When referring to the scientific concept, crystal energy, also widely known as lattice energy, defines the change in energy that occurs when a crystalline solid is formed from its individual, free ionic components in the gaseous state. It quantifies the strength of the electrostatic forces (Coulombic interactions) holding the ions together in the crystal's highly ordered, three-dimensional structure. This released energy represents the stability gained when ions transition from a disordered gas phase to a stable, structured crystal lattice.
Understanding Crystal Energy
Crystal energy is a crucial thermodynamic property that provides insights into the stability and characteristics of ionic compounds. Imagine positive and negative ions existing as separate entities in a gas. When these ions come together to form a solid crystal, they arrange themselves into a repeating pattern that maximizes attractive forces and minimizes repulsive forces. The energy released during this highly favorable process is the crystal energy.
- Formation from Gas Phase Ions: The definition specifically considers the formation of the crystal from isolated gaseous ions. This theoretical process allows for a direct measure of the energy associated solely with the lattice formation, without interference from solvation or other phase changes.
- Coulombic Interactions: The primary forces at play are electrostatic attractions between oppositely charged ions and repulsions between similarly charged ions. The sum of these attractive and repulsive interactions within the crystal's ordered structure determines the overall crystal energy. A larger net attractive force results in higher crystal energy.
- Ordered Structure: The precise, repeating arrangement of ions in the crystal lattice (known as the crystal structure) is fundamental. This ordered arrangement allows for efficient packing and optimized electrostatic interactions, contributing significantly to the stability and magnitude of the crystal energy.
Factors Influencing Crystal Energy
Several factors dictate the magnitude of crystal energy:
- Ionic Charge:
- Higher charges lead to stronger electrostatic forces. For instance, a compound like magnesium oxide (Mg²⁺O²⁻) has a much higher crystal energy than sodium chloride (Na⁺Cl⁻) due to the greater charges on its ions. This is because the attractive force is directly proportional to the product of the ionic charges.
- Ionic Radius:
- Smaller ionic radii lead to closer proximity between ion centers. With ions closer together, the electrostatic forces (both attractive and repulsive) are stronger. Therefore, smaller ions generally result in higher crystal energy. For example, lithium fluoride (LiF) has higher crystal energy than potassium iodide (KI) because Li⁺ and F⁻ ions are smaller than K⁺ and I⁻.
- Lattice Structure:
- While charge and size are primary, the specific geometric arrangement of ions in the crystal lattice also plays a role. Different crystal structures can lead to variations in the overall sum of electrostatic interactions.

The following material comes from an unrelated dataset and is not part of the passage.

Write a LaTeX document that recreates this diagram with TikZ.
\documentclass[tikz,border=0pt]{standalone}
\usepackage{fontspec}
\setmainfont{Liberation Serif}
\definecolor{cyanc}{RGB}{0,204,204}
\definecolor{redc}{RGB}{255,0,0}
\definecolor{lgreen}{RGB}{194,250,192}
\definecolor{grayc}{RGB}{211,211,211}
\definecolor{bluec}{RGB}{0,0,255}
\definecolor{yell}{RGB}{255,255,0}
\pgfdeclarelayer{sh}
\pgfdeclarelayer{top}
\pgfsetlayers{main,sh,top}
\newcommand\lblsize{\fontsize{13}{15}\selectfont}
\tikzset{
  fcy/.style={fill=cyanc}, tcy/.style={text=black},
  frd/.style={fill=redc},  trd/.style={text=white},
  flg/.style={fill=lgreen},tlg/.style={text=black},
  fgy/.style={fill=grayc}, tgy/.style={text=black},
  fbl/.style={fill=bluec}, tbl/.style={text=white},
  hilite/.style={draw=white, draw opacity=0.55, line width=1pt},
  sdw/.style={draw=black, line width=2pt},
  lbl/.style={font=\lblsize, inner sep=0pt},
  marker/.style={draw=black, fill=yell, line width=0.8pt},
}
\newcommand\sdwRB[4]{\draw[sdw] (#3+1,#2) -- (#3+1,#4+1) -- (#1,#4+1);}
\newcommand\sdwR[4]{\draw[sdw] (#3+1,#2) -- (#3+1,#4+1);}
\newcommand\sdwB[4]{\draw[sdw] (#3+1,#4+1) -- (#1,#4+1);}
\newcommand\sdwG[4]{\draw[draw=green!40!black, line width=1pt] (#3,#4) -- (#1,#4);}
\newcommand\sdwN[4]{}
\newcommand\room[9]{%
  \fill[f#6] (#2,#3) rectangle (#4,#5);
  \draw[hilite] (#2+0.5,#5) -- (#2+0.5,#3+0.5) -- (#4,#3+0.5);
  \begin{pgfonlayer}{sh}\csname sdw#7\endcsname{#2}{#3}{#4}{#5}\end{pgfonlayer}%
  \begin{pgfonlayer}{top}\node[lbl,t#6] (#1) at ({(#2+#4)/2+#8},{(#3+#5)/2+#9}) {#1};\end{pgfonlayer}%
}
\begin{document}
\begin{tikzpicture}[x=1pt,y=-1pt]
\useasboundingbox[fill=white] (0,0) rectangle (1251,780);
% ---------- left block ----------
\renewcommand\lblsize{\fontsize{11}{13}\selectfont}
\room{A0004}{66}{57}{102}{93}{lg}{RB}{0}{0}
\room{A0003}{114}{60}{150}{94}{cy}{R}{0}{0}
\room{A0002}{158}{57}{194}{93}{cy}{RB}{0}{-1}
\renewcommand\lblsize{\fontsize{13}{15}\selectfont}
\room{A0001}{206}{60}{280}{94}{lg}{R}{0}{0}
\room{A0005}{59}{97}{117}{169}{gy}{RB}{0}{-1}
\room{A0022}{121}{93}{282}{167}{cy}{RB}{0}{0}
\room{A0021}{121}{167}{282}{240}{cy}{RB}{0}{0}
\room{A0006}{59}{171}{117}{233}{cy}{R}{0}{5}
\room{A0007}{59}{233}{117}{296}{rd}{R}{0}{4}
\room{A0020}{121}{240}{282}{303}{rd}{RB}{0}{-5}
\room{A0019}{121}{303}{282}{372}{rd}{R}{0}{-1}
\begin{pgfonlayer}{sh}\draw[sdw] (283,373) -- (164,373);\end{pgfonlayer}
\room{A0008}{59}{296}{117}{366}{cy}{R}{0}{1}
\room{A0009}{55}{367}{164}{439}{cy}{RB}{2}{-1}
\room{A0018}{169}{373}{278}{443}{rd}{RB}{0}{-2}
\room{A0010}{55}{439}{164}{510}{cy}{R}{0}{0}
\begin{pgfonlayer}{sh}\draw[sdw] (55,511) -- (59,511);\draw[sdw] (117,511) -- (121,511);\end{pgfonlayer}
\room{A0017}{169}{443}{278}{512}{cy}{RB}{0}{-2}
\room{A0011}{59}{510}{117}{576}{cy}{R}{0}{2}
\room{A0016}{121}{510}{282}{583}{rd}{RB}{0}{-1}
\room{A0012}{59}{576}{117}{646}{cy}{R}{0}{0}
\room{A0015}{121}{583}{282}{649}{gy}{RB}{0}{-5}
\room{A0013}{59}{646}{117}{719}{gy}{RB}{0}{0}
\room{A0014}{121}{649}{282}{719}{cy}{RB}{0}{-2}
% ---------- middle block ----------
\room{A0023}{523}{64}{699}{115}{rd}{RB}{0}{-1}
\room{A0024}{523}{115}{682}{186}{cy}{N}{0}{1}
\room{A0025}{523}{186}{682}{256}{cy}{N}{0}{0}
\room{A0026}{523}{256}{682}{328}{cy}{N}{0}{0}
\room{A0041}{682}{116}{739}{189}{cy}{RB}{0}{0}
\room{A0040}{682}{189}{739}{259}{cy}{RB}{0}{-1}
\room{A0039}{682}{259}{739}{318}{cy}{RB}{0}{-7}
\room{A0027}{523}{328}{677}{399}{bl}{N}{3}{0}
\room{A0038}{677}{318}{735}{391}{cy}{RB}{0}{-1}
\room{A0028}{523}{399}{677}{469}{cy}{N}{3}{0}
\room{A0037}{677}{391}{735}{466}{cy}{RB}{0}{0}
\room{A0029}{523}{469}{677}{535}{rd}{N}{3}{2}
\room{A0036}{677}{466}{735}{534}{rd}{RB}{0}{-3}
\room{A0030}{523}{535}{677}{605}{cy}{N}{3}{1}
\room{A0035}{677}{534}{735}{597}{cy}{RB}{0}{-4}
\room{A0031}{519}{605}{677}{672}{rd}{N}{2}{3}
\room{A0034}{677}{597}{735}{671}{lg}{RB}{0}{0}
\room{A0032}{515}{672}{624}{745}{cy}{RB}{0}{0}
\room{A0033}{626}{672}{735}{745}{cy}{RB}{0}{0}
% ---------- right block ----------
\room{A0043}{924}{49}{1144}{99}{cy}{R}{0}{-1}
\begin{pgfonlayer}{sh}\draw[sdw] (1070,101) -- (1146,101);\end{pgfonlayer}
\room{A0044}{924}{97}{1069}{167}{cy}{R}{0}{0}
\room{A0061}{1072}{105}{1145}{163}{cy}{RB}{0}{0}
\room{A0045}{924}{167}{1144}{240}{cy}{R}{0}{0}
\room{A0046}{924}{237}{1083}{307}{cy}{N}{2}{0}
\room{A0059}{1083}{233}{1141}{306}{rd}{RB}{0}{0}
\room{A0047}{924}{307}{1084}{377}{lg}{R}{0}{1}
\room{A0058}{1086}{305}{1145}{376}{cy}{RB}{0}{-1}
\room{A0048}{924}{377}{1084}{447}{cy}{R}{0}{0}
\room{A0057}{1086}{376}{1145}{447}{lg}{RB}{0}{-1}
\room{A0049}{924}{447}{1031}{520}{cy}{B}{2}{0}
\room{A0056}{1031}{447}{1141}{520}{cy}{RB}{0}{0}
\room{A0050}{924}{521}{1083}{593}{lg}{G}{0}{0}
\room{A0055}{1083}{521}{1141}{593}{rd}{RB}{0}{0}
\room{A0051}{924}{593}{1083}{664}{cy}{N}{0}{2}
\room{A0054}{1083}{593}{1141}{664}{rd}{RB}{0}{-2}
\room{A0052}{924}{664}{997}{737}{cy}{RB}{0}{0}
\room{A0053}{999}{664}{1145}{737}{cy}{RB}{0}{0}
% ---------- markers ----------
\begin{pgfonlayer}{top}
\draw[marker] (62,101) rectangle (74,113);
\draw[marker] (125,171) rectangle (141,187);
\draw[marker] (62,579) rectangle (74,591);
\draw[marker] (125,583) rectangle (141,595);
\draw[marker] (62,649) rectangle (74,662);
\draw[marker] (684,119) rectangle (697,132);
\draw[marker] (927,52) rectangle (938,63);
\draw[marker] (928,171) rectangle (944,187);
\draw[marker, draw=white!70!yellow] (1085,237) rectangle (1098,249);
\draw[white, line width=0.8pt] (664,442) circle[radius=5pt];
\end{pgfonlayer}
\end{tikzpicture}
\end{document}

The following table summarizes the key factors:
| Factor | Effect on Crystal Energy Magnitude | Explanation |
|---|---|---|
| Ionic Charge | Increases with higher charges | Stronger electrostatic attraction between oppositely charged ions (proportional to the product of charges). |
| Ionic Radius | Increases with smaller radii | Shorter distance between ion centers, leading to stronger electrostatic forces. |
| Lattice Type | Varies | Different arrangements impact coordination numbers and overall electrostatic summation (e.g., face-centered cubic vs. body-centered cubic). |
Determining Crystal Energy
Crystal energy is challenging to measure directly. Instead, it is typically determined indirectly using a thermodynamic cycle called the Born-Haber cycle. This cycle applies Hess's Law to relate crystal energy to other measurable enthalpy changes, such as:
- Enthalpy of formation of the ionic compound
- Ionization energy of the metal atom
- Electron affinity of the non-metal atom
- Enthalpy of sublimation of the metal
- Bond dissociation enthalpy of the non-metal element
By summing these known enthalpy changes in a cyclic pathway, the unknown crystal energy can be calculated.

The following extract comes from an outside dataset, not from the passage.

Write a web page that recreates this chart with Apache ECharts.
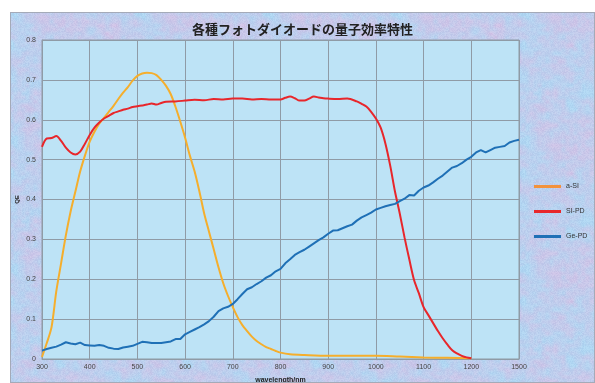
<!DOCTYPE html>
<html>
<head>
<meta charset="utf-8">
<script src="https://cdn.jsdelivr.net/npm/echarts@6/dist/echarts.min.js"></script>
<style>
  html, body { margin: 0; padding: 0; background: #fff; }
  #main { position: absolute; left: 10px; top: 12px; width: 585px; height: 371px; box-sizing: border-box; border: 1px solid #A4AAB8; }
</style>
</head>
<body>
<div id="main"></div>
<script>
// wavelength grid (nm) and quantum efficiency readings
var aSiWave = [300, 310, 320, 330, 340, 350, 360, 370, 380, 390, 400, 410, 420, 430, 440, 450, 460, 470, 480, 490,
  500, 510, 520, 530, 540, 550, 560, 570, 580, 590, 600, 610, 620, 630, 640, 650, 660, 670, 680, 690,
  700, 710, 720, 730, 740, 750, 760, 770, 780, 790, 800, 820, 850, 900, 1000, 1050, 1100, 1150, 1200];
var aSiQE = [0.005, 0.04, 0.08, 0.17, 0.24, 0.31, 0.37, 0.42, 0.47, 0.51, 0.545, 0.57, 0.59, 0.605, 0.62, 0.635, 0.652, 0.668, 0.682, 0.698,
  0.71, 0.716, 0.718, 0.717, 0.712, 0.70, 0.685, 0.664, 0.632, 0.595, 0.555, 0.51, 0.47, 0.42, 0.365, 0.32, 0.275, 0.23, 0.19, 0.158,
  0.13, 0.105, 0.085, 0.07, 0.056, 0.045, 0.037, 0.03, 0.025, 0.02, 0.016, 0.012, 0.01, 0.008, 0.008, 0.006, 0.004, 0.003, 0.002];

var siWave = [300, 310, 320, 330, 340, 350, 360, 370, 380, 390, 400, 410, 420, 430, 440, 450, 460, 470, 480, 490,
  500, 510, 520, 530, 540, 550, 560, 580, 600, 620, 640, 660, 680, 700, 720, 740, 760, 780, 800, 810,
  820, 830, 840, 850, 860, 870, 880, 890, 900, 920, 940, 960, 970, 980, 990, 1000, 1010, 1020, 1030, 1040,
  1050, 1060, 1070, 1080, 1090, 1100, 1110, 1120, 1130, 1140, 1150, 1160, 1170, 1180, 1190, 1200];
var siQE = [0.532, 0.553, 0.554, 0.559, 0.547, 0.53, 0.518, 0.513, 0.52, 0.54, 0.562, 0.58, 0.593, 0.603, 0.61, 0.617, 0.621, 0.625, 0.628, 0.632,
  0.634, 0.636, 0.638, 0.641, 0.638, 0.642, 0.645, 0.646, 0.648, 0.65, 0.649, 0.652, 0.651, 0.653, 0.653, 0.651, 0.652, 0.651, 0.651, 0.655,
  0.658, 0.654, 0.648, 0.648, 0.653, 0.658, 0.656, 0.654, 0.653, 0.652, 0.653, 0.646, 0.64, 0.633, 0.62, 0.603, 0.58, 0.54, 0.485, 0.42,
  0.365, 0.305, 0.25, 0.198, 0.165, 0.13, 0.11, 0.09, 0.07, 0.052, 0.036, 0.022, 0.014, 0.008, 0.004, 0.002];

var geWave = [];
for (var w = 300; w <= 1300; w += 10) geWave.push(w);
var geQE = [0.021, 0.025, 0.028, 0.031, 0.036, 0.042, 0.039, 0.037, 0.041, 0.035,
  0.034, 0.033, 0.035, 0.033, 0.028, 0.026, 0.025, 0.029, 0.031, 0.033,
  0.038, 0.043, 0.042, 0.040, 0.040, 0.040, 0.042, 0.044, 0.050, 0.050,
  0.062, 0.068, 0.074, 0.080, 0.087, 0.095, 0.106, 0.12, 0.127, 0.131,
  0.138, 0.15, 0.163, 0.175, 0.18, 0.188, 0.195, 0.204, 0.21, 0.22,
  0.226, 0.24, 0.25, 0.261, 0.268, 0.274, 0.282, 0.29, 0.298, 0.305,
  0.314, 0.322, 0.323, 0.328, 0.333, 0.337, 0.347, 0.355, 0.361, 0.367,
  0.375, 0.379, 0.383, 0.386, 0.389, 0.396, 0.402, 0.411, 0.41, 0.422,
  0.43, 0.435, 0.443, 0.452, 0.46, 0.47, 0.48, 0.484, 0.491, 0.5,
  0.507, 0.518, 0.524, 0.518, 0.524, 0.53, 0.532, 0.534, 0.543, 0.547, 0.55];

var xTickLabels = ['300', '400', '500', '600', '700', '800', '900', '1000', '1100', '1200', '1500'];

function pairs(xs, ys) {
  return xs.map(function (x, i) { return [x, ys[i]]; });
}

// mottled blue/pink paper texture for the chart background
function makeTexture() {
  var size = 128, cv = document.createElement('canvas');
  cv.width = size; cv.height = size;
  var ctx = cv.getContext('2d');
  var img = ctx.createImageData(size, size);
  function h(x, y, p) {
    x = ((x % p) + p) % p; y = ((y % p) + p) % p;
    var s = Math.sin(x * 127.1 + y * 311.7) * 43758.5453;
    return s - Math.floor(s);
  }
  function vn(x, y, cell) {
    var p = size / cell, gx = x / cell, gy = y / cell;
    var ix = Math.floor(gx), iy = Math.floor(gy), fx = gx - ix, fy = gy - iy;
    fx = fx * fx * (3 - 2 * fx); fy = fy * fy * (3 - 2 * fy);
    var a = h(ix, iy, p), b = h(ix + 1, iy, p), c = h(ix, iy + 1, p), d = h(ix + 1, iy + 1, p);
    return a + (b - a) * fx + (c - a) * fy + (a - b - c + d) * fx * fy;
  }
  for (var y = 0; y < size; y++) {
    for (var x = 0; x < size; x++) {
      var t = 0.4 * vn(x, y, 16) + 0.35 * vn(x, y, 8) + 0.25 * vn(x, y, 4);
      t = Math.max(0, Math.min(1, (t - 0.5) * 1.5 + 0.4));
      var f = h(x * 7 + 3, y * 13 + 5, 100000) - 0.5;
      var r = 176 + (210 - 176) * t + f * 14;
      var g = 214 + (194 - 214) * t + f * 14;
      var bl = 242 + (230 - 242) * t + f * 8;
      var k = (y * size + x) * 4;
      img.data[k] = r; img.data[k + 1] = g; img.data[k + 2] = bl; img.data[k + 3] = 255;
    }
  }
  ctx.putImageData(img, 0, 0);
  return cv.toDataURL();
}

var el = document.getElementById('main');
el.style.backgroundImage = 'url(' + makeTexture() + ')';

var chart = echarts.init(el);

var option = {
  backgroundColor: 'transparent',
  animation: false,
  title: {
    text: '各種フォトダイオードの量子効率特性',
    left: 'center',
    top: 5,
    textStyle: {
      fontFamily: 'Noto Sans CJK JP',
      fontSize: 13,
      fontWeight: 'bold',
      color: '#222'
    }
  },
  legend: {
    orient: 'vertical',
    left: 518,
    top: 165,
    itemWidth: 27,
    itemHeight: 3,
    itemGap: 18,
    icon: 'rect',
    textStyle: { fontSize: 7, color: '#333', fontFamily: 'Liberation Sans' },
    data: [
      { name: 'a-SI', itemStyle: { color: '#F2923C' } },
      { name: 'SI-PD' },
      { name: 'Ge-PD' }
    ]
  },
  grid: {
    left: 31,
    top: 27,
    width: 477,
    height: 319,
    outerBoundsMode: 'none',
    containLabel: false,
    show: true,
    backgroundColor: '#BDE3F6',
    borderColor: '#8F9BA6',
    borderWidth: 1
  },
  xAxis: {
    type: 'value',
    min: 300,
    max: 1300,
    interval: 100,
    name: 'wavelength/nm',
    nameLocation: 'middle',
    nameGap: 18,
    nameMoveOverlap: false,
    nameTextStyle: { fontSize: 7, fontWeight: 'bold', color: '#222', fontFamily: 'Liberation Sans' },
    axisLine: { lineStyle: { color: '#8F9BA6' } },
    axisTick: { show: false },
    axisLabel: {
      fontSize: 7,
      color: '#444',
      margin: 5,
      fontFamily: 'Liberation Sans',
      formatter: function (v) { return xTickLabels[Math.round((v - 300) / 100)]; }
    },
    splitLine: { show: true, lineStyle: { color: '#8F9BA6', width: 1 } }
  },
  yAxis: {
    type: 'value',
    min: 0,
    max: 0.8,
    interval: 0.1,
    name: 'QE',
    nameLocation: 'middle',
    nameRotate: 90,
    nameGap: 22,
    nameMoveOverlap: false,
    nameTextStyle: { fontSize: 6, fontWeight: 'bold', color: '#222', fontFamily: 'Liberation Sans' },
    axisLine: { show: true, lineStyle: { color: '#8F9BA6' } },
    axisTick: { show: false },
    axisLabel: { fontSize: 7, color: '#444', margin: 6, fontFamily: 'Liberation Sans' },
    splitLine: { show: true, lineStyle: { color: '#8F9BA6', width: 1 } }
  },
  series: [
    {
      name: 'a-SI',
      type: 'line',
      data: pairs(aSiWave, aSiQE),
      showSymbol: false,
      smooth: 0.3,
      lineStyle: { width: 2, color: '#F5AE2C' },
      itemStyle: { color: '#F5AE2C' }
    },
    {
      name: 'SI-PD',
      type: 'line',
      data: pairs(siWave, siQE),
      showSymbol: false,
      smooth: 0.3,
      lineStyle: { width: 2, color: '#E8262B' },
      itemStyle: { color: '#E8262B' }
    },
    {
      name: 'Ge-PD',
      type: 'line',
      data: pairs(geWave, geQE),
      showSymbol: false,
      lineStyle: { width: 2, color: '#1F70B6' },
      itemStyle: { color: '#1F70B6' }
    }
  ]
};

chart.setOption(option);
</script>
</body>
</html>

Significance and Applications
Understanding crystal energy is vital in chemistry and materials science for several reasons:
- Predicting Stability: Compounds with high crystal energy are generally more stable and harder to break down, explaining why ionic solids often have high melting points.
- Explaining Physical Properties: Crystal energy influences properties like:
- Melting Points: Higher crystal energy typically means higher melting points.
- Hardness: Stronger electrostatic bonds lead to harder materials.
- Solubility: While complex, compounds with very high crystal energy are often less soluble in water because a lot of energy is required to separate the ions.
- Material Design: Chemists and material scientists use crystal energy concepts to design and synthesize new materials with desired properties, such as high-temperature superconductors, ceramics, or robust structural components.
- Understanding Chemical Reactions: It helps explain the energetics of reactions involving ionic compounds.
In summary, crystal energy is a fundamental concept describing the strong attractive forces within an ionic crystal lattice, formed when gaseous ions come together. It is a cornerstone for understanding the stability and diverse properties of ionic compounds.